La presse a annoncé qu’une commission d’enquête, confiée par le président Bouteflika au général Bachir Tartag, aura à élucider tous les non-dits de cette affaire qui a véritablement provoqué un séisme au sommet de l’État. Séisme, parce que personne n’a rien vu venir, donc problème, mais surtout qu’il s’agit d’une institution sensible dont la vocation est d’être, avec l’institution militaire les boucliers protecteurs de la nation. Il y a aussi le contexte régional caractérisé par une tension sur quasiment la totalité des frontières du pays.

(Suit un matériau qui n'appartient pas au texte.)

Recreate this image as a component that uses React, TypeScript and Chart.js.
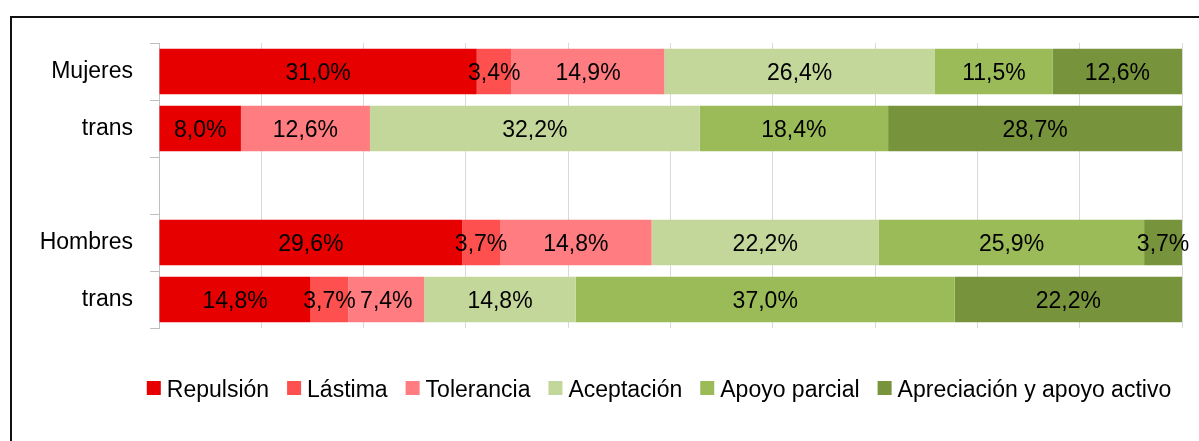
import React, { useEffect, useRef } from "react";
import { Chart, registerables } from "chart.js";

Chart.register(...registerables);

const categories = ["Mujeres", "trans", "", "Hombres", "trans"];

const repulsion = [31.0, 8.0, null, 29.6, 14.8];
const lastima = [3.4, 0, null, 3.7, 3.7];
const tolerancia = [14.9, 12.6, null, 14.8, 7.4];
const aceptacion = [26.4, 32.2, null, 22.2, 14.8];
const apoyoParcial = [11.5, 18.4, null, 25.9, 37.0];
const apreciacion = [12.6, 28.7, null, 3.7, 22.2];

const seriesNames = [
  "Repulsión",
  "Lástima",
  "Tolerancia",
  "Aceptación",
  "Apoyo parcial",
  "Apreciación y apoyo activo",
];
const seriesValues = [repulsion, lastima, tolerancia, aceptacion, apoyoParcial, apreciacion];
const seriesColors = ["#E60000", "#FF5050", "#FF7C80", "#C4D79B", "#9BBB59", "#77933C"];

const FONT = '"Liberation Sans", Arial, sans-serif';
const FONT_SIZE = 23;

// 100% stacked: normalise each row to its own total (as the spreadsheet does)
const rowTotals = categories.map((_, i) =>
  seriesValues.reduce((s, arr) => s + (arr[i] ?? 0), 0)
);

const fmt = (v: number) => v.toFixed(1).replace(".", ",") + "%";

const segLabels = {
  id: "segLabels",
  afterDatasetsDraw(chart: any) {
    const ctx = chart.ctx;
    ctx.save();
    ctx.font = `${FONT_SIZE}px ${FONT}`;
    ctx.fillStyle = "#000";
    ctx.textAlign = "center";
    ctx.textBaseline = "alphabetic";
    chart.data.datasets.forEach((ds: any, di: number) => {
      const meta = chart.getDatasetMeta(di);
      meta.data.forEach((el: any, i: number) => {
        const raw = ds.rawValues[i];
        if (raw == null || raw === 0) return;
        const p = el.getCenterPoint();
        ctx.fillText(fmt(raw), p.x, p.y + 8.5);
      });
    });
    ctx.restore();
  },
};

const bottomLegend = {
  id: "bottomLegend",
  afterDraw(chart: any) {
    const ctx = chart.ctx;
    ctx.save();
    ctx.font = `${FONT_SIZE}px ${FONT}`;
    const box = 14;
    const gapText = 6;
    const gapItem = 18;
    const items = chart.data.datasets.map((ds: any) => ({
      label: ds.label,
      color: ds.backgroundColor,
      w: ctx.measureText(ds.label).width,
    }));
    const total =
      items.reduce((s: number, it: any) => s + box + gapText + it.w, 0) +
      gapItem * (items.length - 1);
    let x = 659 - total / 2;
    const cy = 388;
    ctx.textBaseline = "alphabetic";
    ctx.textAlign = "left";
    items.forEach((it: any) => {
      ctx.fillStyle = it.color;
      ctx.fillRect(x, cy - box / 2, box, box);
      x += box + gapText;
      ctx.fillStyle = "#000";
      ctx.fillText(it.label, x, cy + 9);
      x += it.w + gapItem;
    });
    ctx.restore();
  },
};

export default function App() {
  const canvasRef = useRef<HTMLCanvasElement | null>(null);

  useEffect(() => {
    if (!canvasRef.current) return;
    const chart = new Chart(canvasRef.current, {
      type: "bar",
      data: {
        labels: categories,
        datasets: seriesNames.map((name, si) => ({
          label: name,
          data: seriesValues[si].map((v, i) =>
            v == null ? null : (v / rowTotals[i]) * 100
          ),
          rawValues: seriesValues[si],
          backgroundColor: seriesColors[si],
          borderWidth: 0,
          barPercentage: 0.8,
          categoryPercentage: 1.0,
        })) as any,
      },
      options: {
        indexAxis: "y",
        responsive: false,
        animation: false,
        layout: { padding: { left: 0, right: 17, top: 43, bottom: 113 } },
        plugins: {
          legend: { display: false },
          tooltip: { enabled: false },
          title: { display: false },
        },
        scales: {
          x: {
            stacked: true,
            min: 0,
            max: 100,
            ticks: { display: false, stepSize: 10 },
            grid: { color: "#D9D9D9", drawTicks: false, lineWidth: 1 },
            border: { display: false },
            afterFit: (s: any) => {
              s.height = 0;
            },
          },
          y: {
            stacked: true,
            grid: {
              drawOnChartArea: false,
              drawTicks: true,
              tickLength: 9,
              color: "#BFBFBF",
              offset: true,
            },
            border: { display: true, color: "#BFBFBF", width: 1 },
            ticks: {
              color: "#000",
              font: { size: FONT_SIZE, family: FONT },
              padding: 17,
              autoSkip: false,
            },
            afterFit: (s: any) => {
              s.width = 159;
            },
          },
        },
      } as any,
      plugins: [segLabels, bottomLegend],
    });
    return () => chart.destroy();
  }, []);

  return (
    <div
      style={{
        position: "fixed",
        left: 0,
        top: 0,
        width: 1199,
        height: 441,
        overflow: "hidden",
        background: "#fff",
      }}
    >
      <div
        style={{
          position: "absolute",
          left: 10,
          top: 16,
          width: 1400,
          height: 600,
          border: "2px solid #111",
          boxSizing: "border-box",
        }}
      />
      <canvas
        ref={canvasRef}
        width={1199}
        height={441}
        style={{ position: "absolute", left: 0, top: 0, width: 1199, height: 441 }}
      />
    </div>
  );
}
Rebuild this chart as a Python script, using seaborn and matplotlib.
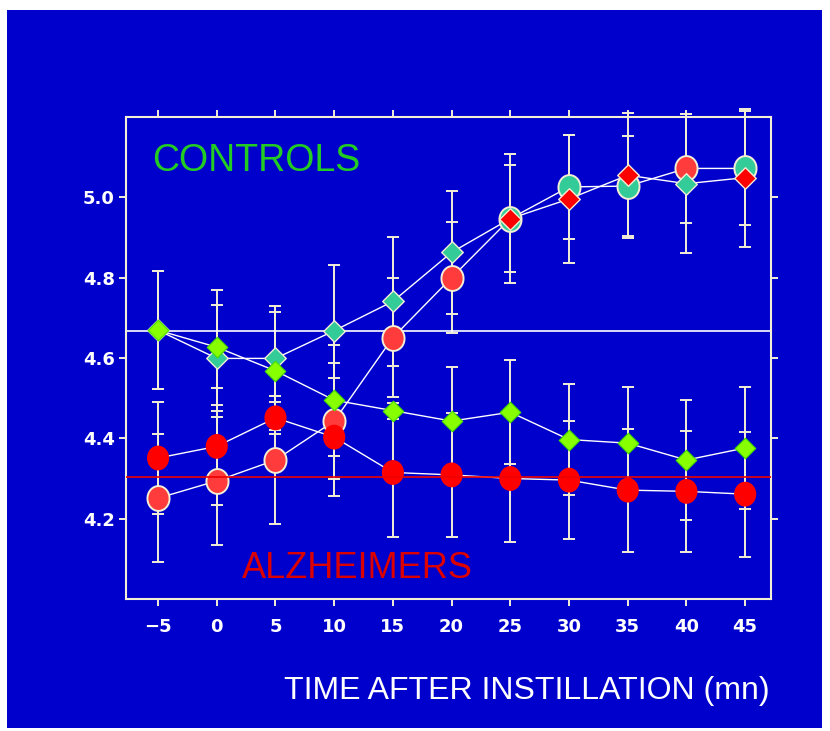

La déstabilisation de l’institution policière, c’est la déstabilisation de l’État

Et c’est là, à notre sens qu’intervient la responsabilité, où précisément l’irresponsabilité d’une partie de la classe politique qui a cherché a surfer sur ce mouvement de policiers pour polluer d’avantage le climat politique, déjà suffisamment malsain. Visiblement, les parties qui ont cru jouer à fond la révolte de la police pour en tirer des dividendes se trompent lourdement de calculs, car la déstabilisation de l’institution policière, c’est la déstabilisation de l’État dans son ensemble, au delà du gouvernement, au-delà même du président de la république.

Les mêmes parties ont cherché à mettre à profit cette situation pour porter atteinte au Premier ministre, accusé de céder facilement aux convulsions sociales en déliant les cordons de la bourse pour acheter la paix sociale. Aujourd’hui, si la paix sociale à un coût, elle n’a pas de prix en revanche, dés lors qu’il s’agit de la stabilité des institutions, du pays dans son ensemble.

L’opposition politique, du reste consacrée par la Constitution du pays est elle-même partie intégrante de cet État qu’elle est par conséquent en devoir de défendre. Car sans l’État, pas de majorité, ni d’opposition. Que chacun se remémore de cette formule géniale et patriotique de feu Slimane Amirat qui avait dit un jour « si je devais choisir entre l’Algérie et la démocratie, je choisirai l’Algérie ». Tout est dit dans cette phrase qui place « l’Algérie par-dessus tout ».

D’où aujourd’hui plus que jamais la nécessité d’un pacte de responsabilité qui doit s’imposer à tous les acteurs politiques, dans les travées du pouvoir, dans ses clans antagoniques, dans l’opposition. On le voit dans les grandes démocraties, quand il s’agit de la défense de l’État, surtout quant il y a péril en la demeure, les chapelles partisanes sont mises entre parenthèses au nom de la défense de la République.